Wesley Corpus

On Charity

AuthorJohn Wesley
Typesermon
Year1784
Passage IDjw-sermon-091-001
Words320
Scriptural Authority
St. Paul's word is agape, exactly answering to the plain English word love. And accordingly it is so rendered in all the old translations of the Bible. So it stood in William Tyndal's Bible, which, I suppose, was the first English translation of the whole Bible. So it was also in the Bible published by the authority of King Henry VIII. So it was likewise, in all the editions of the Bible that were successively published in England during the reign of King Edward VI., Queen Elizabeth, and King James I. Nay, so it is found in the Bibles of King Charles First's reign; I believe, to the period of it. The first Bibles I have seen wherein the word was changed, were those printed by Roger Daniel and John Field, printers to the Parliament, in the year 1649. Hence it seems probable that the alteration was made during the sitting of the Long Parliament; probably it was then the Latin word charity was put in the place of the English word love. It was in an unhappy hour this alteration was made; the ill effects of it remain to this day; and these may be observed, not only among the poor and illiterate; -- not only thousands of common men and women no more understand the word charity than they do the original Greek; -- but the same miserable mistake has diffused itself among men of education and learning.

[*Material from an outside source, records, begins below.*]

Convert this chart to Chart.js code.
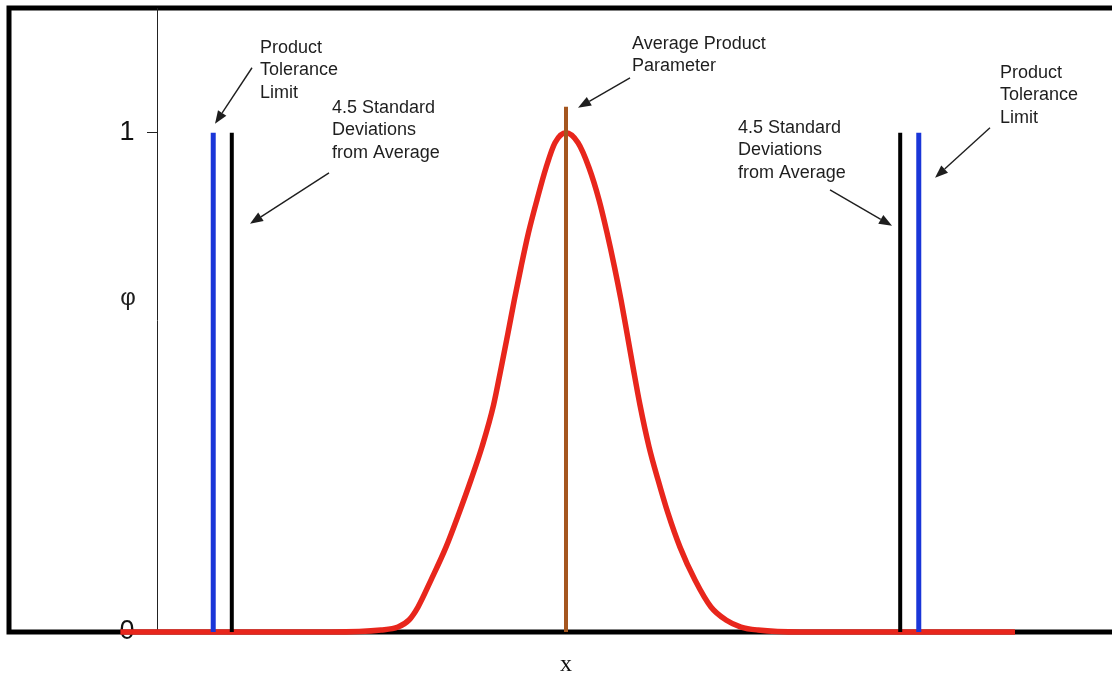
<!DOCTYPE html>
<html>
<head>
<meta charset="utf-8">
<script src="https://cdn.jsdelivr.net/npm/chart.js@4.4.1/dist/chart.umd.min.js"></script>
<style>
  html, body { margin: 0; padding: 0; background: #fff; overflow: hidden; width: 1112px; height: 681px; }
  #wrap { position: absolute; left: 0; top: 0; width: 1126px; height: 681px; }
  canvas { display: block; }
</style>
</head>
<body>
<div id="wrap"><canvas id="c" width="1126" height="681" style="width:1126px;height:681px"></canvas></div>
<script>
// x measured in standard deviations from the average; phi normalised to a peak of 1
const curveX   = [-6.0, -3.164, -2.491, -2.262, -2.114, -1.993, -1.818, -1.616, -1.441, -1.279, -1.131, -0.975, -0.871, -0.781, -0.696, -0.606, -0.505, -0.390, -0.269, -0.148, 0,
                  0.162, 0.310, 0.444, 0.552, 0.653, 0.741, 0.821, 0.902, 0.996, 1.118, 1.239, 1.373, 1.535, 1.737, 1.952, 2.154, 2.356, 2.585, 3.151, 6.046];
const curvePhi = [0, 0, 0.004, 0.010, 0.024, 0.050, 0.104, 0.170, 0.238, 0.305, 0.371, 0.455, 0.531, 0.599, 0.665, 0.731, 0.800, 0.866, 0.930, 0.980, 1.0,
                  0.980, 0.930, 0.866, 0.800, 0.731, 0.665, 0.599, 0.531, 0.455, 0.371, 0.305, 0.238, 0.170, 0.104, 0.050, 0.024, 0.010, 0.004, 0, 0];
const toleranceLimitX = [-4.75, 4.75];
const sdLimitX        = [-4.5, 4.5];
const averageX        = [0];
const limitLineTop    = 1.0;
const averageLineTop  = 1.052;
const yTickValues     = [0, 1];
const xRange          = [-7.5, 7.5];
const yRange          = [0, 1.25];
const yAxisAtX        = -5.5;
const yLabelsAtX      = -5.81;

const annotationTexts = [
  { x: -4.120, y: 1.1603, lines: ['Product', 'Tolerance', 'Limit'] },
  { x: -3.151, y: 1.0401, lines: ['4.5 Standard', 'Deviations', 'from Average'] },
  { x:  0.889, y: 1.1683, lines: ['Average Product', 'Parameter'] },
  { x:  2.316, y: 1.0000, lines: ['4.5 Standard', 'Deviations', 'from Average'] },
  { x:  5.844, y: 1.1102, lines: ['Product', 'Tolerance', 'Limit'] }
];
const annotationArrows = [
  { from: [-4.228, 1.1303], to: [-4.726, 1.0180] },
  { from: [-3.191, 0.9198], to: [-4.255, 0.8176] },
  { from: [ 0.862, 1.1102], to: [ 0.162, 1.0501] },
  { from: [ 3.555, 0.8858], to: [ 4.390, 0.8136] },
  { from: [ 5.709, 1.0100], to: [ 4.969, 0.9098] }
];
const phiLabel = { x: -5.898, y: 0.669, text: 'φ' };

function vline(x, top) { return [{ x: x, y: 0 }, { x: x, y: top }]; }

const datasets = [];
toleranceLimitX.forEach(x => datasets.push({ data: vline(x, limitLineTop), borderColor: '#1a36d8', borderWidth: 5, order: 1 }));
sdLimitX.forEach(x => datasets.push({ data: vline(x, limitLineTop), borderColor: '#000000', borderWidth: 4, order: 1 }));
averageX.forEach(x => datasets.push({ data: vline(x, averageLineTop), borderColor: '#a5561f', borderWidth: 4, order: 1 }));
datasets.push({
  data: curveX.map((x, i) => ({ x: x, y: curvePhi[i] })),
  borderColor: '#e8261c', borderWidth: 5.5, cubicInterpolationMode: 'monotone', order: 10,
  borderCapStyle: 'butt', borderJoinStyle: 'round'
});
datasets.forEach(d => { d.pointRadius = 0; d.showLine = true; d.fill = false; d.clip = false; d.yAxisID = 'y'; });

const framePlugin = {
  id: 'frame',
  beforeDraw(chart) {
    const { ctx, chartArea: a } = chart;
    ctx.save();
    ctx.strokeStyle = '#000';
    ctx.lineWidth = 5;
    ctx.strokeRect(a.left, a.top, a.right - a.left, a.bottom - a.top);
    ctx.restore();
  }
};

const annotationPlugin = {
  id: 'notes',
  afterDatasetsDraw(chart) {
    const { ctx, scales: { x: sx, y: sy } } = chart;
    ctx.save();
    ctx.fillStyle = '#1e1e1e';
    ctx.font = '18px "Liberation Sans", Arial, sans-serif';
    ctx.textAlign = 'left';
    ctx.textBaseline = 'alphabetic';
    annotationTexts.forEach(t => {
      const px = sx.getPixelForValue(t.x), py = sy.getPixelForValue(t.y);
      t.lines.forEach((l, i) => ctx.fillText(l, px, py + i * 22.5));
    });
    ctx.strokeStyle = '#1e1e1e';
    ctx.lineWidth = 1.4;
    annotationArrows.forEach(a => {
      const x1 = sx.getPixelForValue(a.from[0]), y1 = sy.getPixelForValue(a.from[1]);
      const x2 = sx.getPixelForValue(a.to[0]), y2 = sy.getPixelForValue(a.to[1]);
      const ang = Math.atan2(y2 - y1, x2 - x1);
      const len = 13, hw = 5;
      const bx = x2 - len * Math.cos(ang), by = y2 - len * Math.sin(ang);
      ctx.beginPath(); ctx.moveTo(x1, y1); ctx.lineTo(bx, by); ctx.stroke();
      ctx.beginPath();
      ctx.moveTo(x2, y2);
      ctx.lineTo(bx + hw * Math.sin(ang), by - hw * Math.cos(ang));
      ctx.lineTo(bx - hw * Math.sin(ang), by + hw * Math.cos(ang));
      ctx.closePath(); ctx.fill();
    });
    ctx.font = '24px "Liberation Sans", Arial, sans-serif';
    ctx.textAlign = 'center';
    ctx.textBaseline = 'middle';
    ctx.fillText(phiLabel.text, sx.getPixelForValue(phiLabel.x), sy.getPixelForValue(phiLabel.y));
    ctx.restore();
  }
};

const tickFont = { family: '"Liberation Sans", Arial, sans-serif', size: 27, lineHeight: 0.5 };
const setTicks = s => { s.ticks = yTickValues.map(v => ({ value: v })); };

new Chart(document.getElementById('c'), {
  type: 'scatter',
  data: { datasets: datasets },
  options: {
    responsive: false,
    animation: false,
    devicePixelRatio: 1,
    layout: { autoPadding: false, padding: { left: 9, top: 8, right: 3, bottom: 2.2 } },
    plugins: { legend: { display: false }, tooltip: { enabled: false } },
    scales: {
      x: {
        type: 'linear', min: xRange[0], max: xRange[1], position: 'bottom',
        ticks: { display: false },
        grid: { display: false, drawTicks: false },
        border: { display: false },
        title: { display: true, text: 'x', color: '#111', font: { family: '"Liberation Serif", "DejaVu Serif", serif', size: 24 }, padding: { top: 18, bottom: 0 } }
      },
      y: {
        type: 'linear', min: yRange[0], max: yRange[1], position: { x: yAxisAtX },
        afterBuildTicks: setTicks,
        ticks: { display: false, padding: 0, font: tickFont },
        grid: { display: true, drawOnChartArea: false, drawTicks: true, tickLength: 10, color: '#222', lineWidth: 1 },
        border: { display: true, color: '#222', width: 1 }
      },
      yLabels: {
        type: 'linear', min: yRange[0], max: yRange[1], position: { x: yLabelsAtX },
        afterBuildTicks: setTicks,
        ticks: { color: '#111', padding: 0, font: tickFont, callback: v => String(v) },
        grid: { display: false, drawTicks: false },
        border: { display: false }
      }
    }
  },
  plugins: [framePlugin, annotationPlugin]
});
</script>
</body>
</html>
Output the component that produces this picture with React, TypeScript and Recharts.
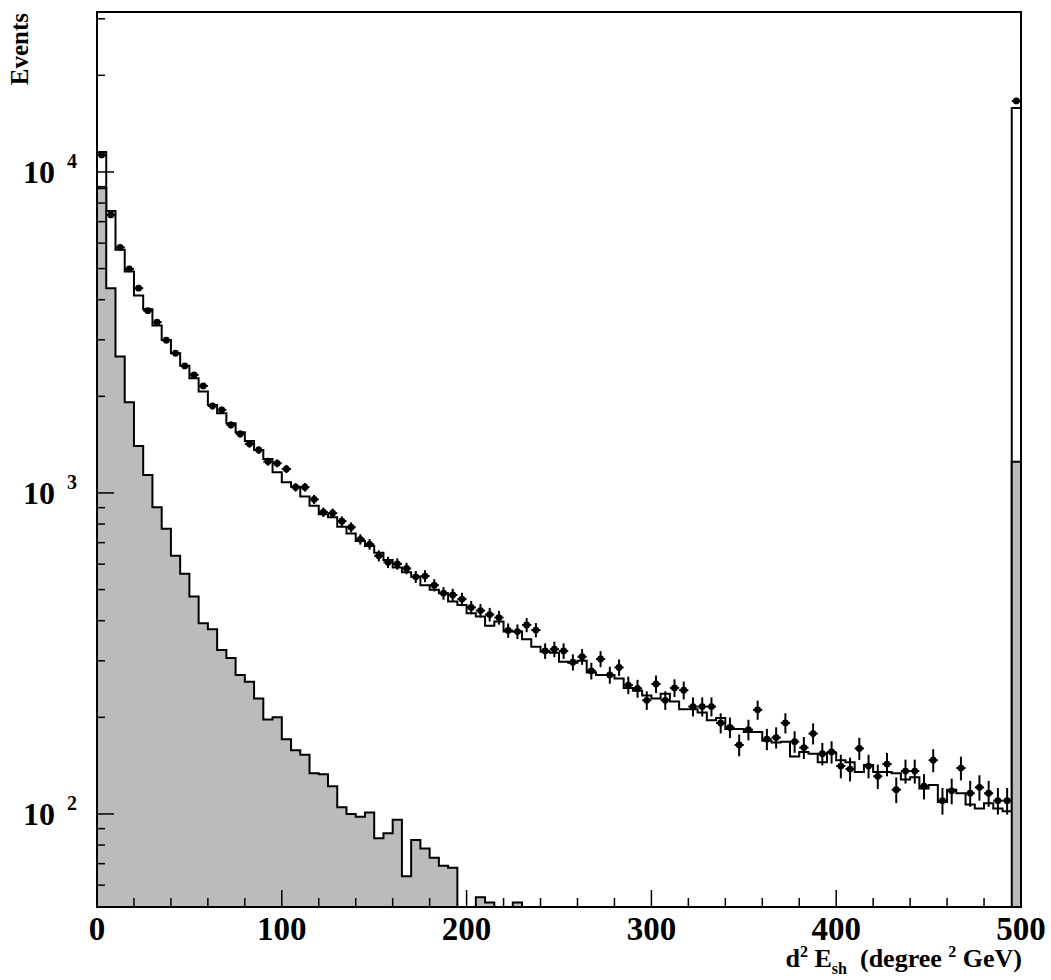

Thousands of these are misled thereby, and imagine that the charity treated of in this chapter refers chiefly, if not wholly, to outward actions, and to mean little more than almsgiving! I have heard many sermons preached upon this chapter, particularly before the University of Oxford. And I never heard more than one, wherein the meaning of it was not totally misrepresented. But had the old and proper word love been retained, there would have been no room for misrepresentation.